» **PROBLEM DETAILS**: Exactly the lines from the start of the data through the line containing "import plotly.graph_objects as go" should be output, with both ends kept and nothing added.

Figure scripts
╭──
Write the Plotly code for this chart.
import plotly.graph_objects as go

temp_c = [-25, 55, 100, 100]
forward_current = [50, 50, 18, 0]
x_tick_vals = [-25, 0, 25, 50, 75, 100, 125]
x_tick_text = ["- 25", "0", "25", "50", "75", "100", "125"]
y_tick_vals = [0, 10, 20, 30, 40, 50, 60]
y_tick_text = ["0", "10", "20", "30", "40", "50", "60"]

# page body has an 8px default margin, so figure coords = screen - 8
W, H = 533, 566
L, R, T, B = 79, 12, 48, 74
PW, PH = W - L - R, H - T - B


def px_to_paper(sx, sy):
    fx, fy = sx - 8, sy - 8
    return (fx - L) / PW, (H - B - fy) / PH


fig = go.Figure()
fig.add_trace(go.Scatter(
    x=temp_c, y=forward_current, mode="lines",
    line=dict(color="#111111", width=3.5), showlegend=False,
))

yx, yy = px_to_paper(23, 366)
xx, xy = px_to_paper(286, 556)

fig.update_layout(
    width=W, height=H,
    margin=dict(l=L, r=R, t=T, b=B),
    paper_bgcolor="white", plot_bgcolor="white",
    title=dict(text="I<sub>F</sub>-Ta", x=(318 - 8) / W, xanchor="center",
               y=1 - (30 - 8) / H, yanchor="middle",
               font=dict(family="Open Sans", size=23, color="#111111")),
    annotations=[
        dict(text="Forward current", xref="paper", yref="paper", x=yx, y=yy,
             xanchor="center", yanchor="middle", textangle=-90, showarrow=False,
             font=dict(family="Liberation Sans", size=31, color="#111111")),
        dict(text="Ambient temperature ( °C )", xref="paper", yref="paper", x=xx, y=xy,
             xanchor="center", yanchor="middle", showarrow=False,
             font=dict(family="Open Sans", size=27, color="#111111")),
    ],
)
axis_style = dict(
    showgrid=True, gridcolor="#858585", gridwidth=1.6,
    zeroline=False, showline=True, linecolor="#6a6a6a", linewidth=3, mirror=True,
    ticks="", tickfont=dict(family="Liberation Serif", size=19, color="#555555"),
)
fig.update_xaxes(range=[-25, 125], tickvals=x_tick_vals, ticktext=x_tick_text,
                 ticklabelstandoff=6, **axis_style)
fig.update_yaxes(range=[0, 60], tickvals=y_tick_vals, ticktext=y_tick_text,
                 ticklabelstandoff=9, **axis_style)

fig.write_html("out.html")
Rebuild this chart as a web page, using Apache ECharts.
╰──
» **TASK ANSWER**:
Write the Plotly code for this chart.
import plotly.graph_objects as go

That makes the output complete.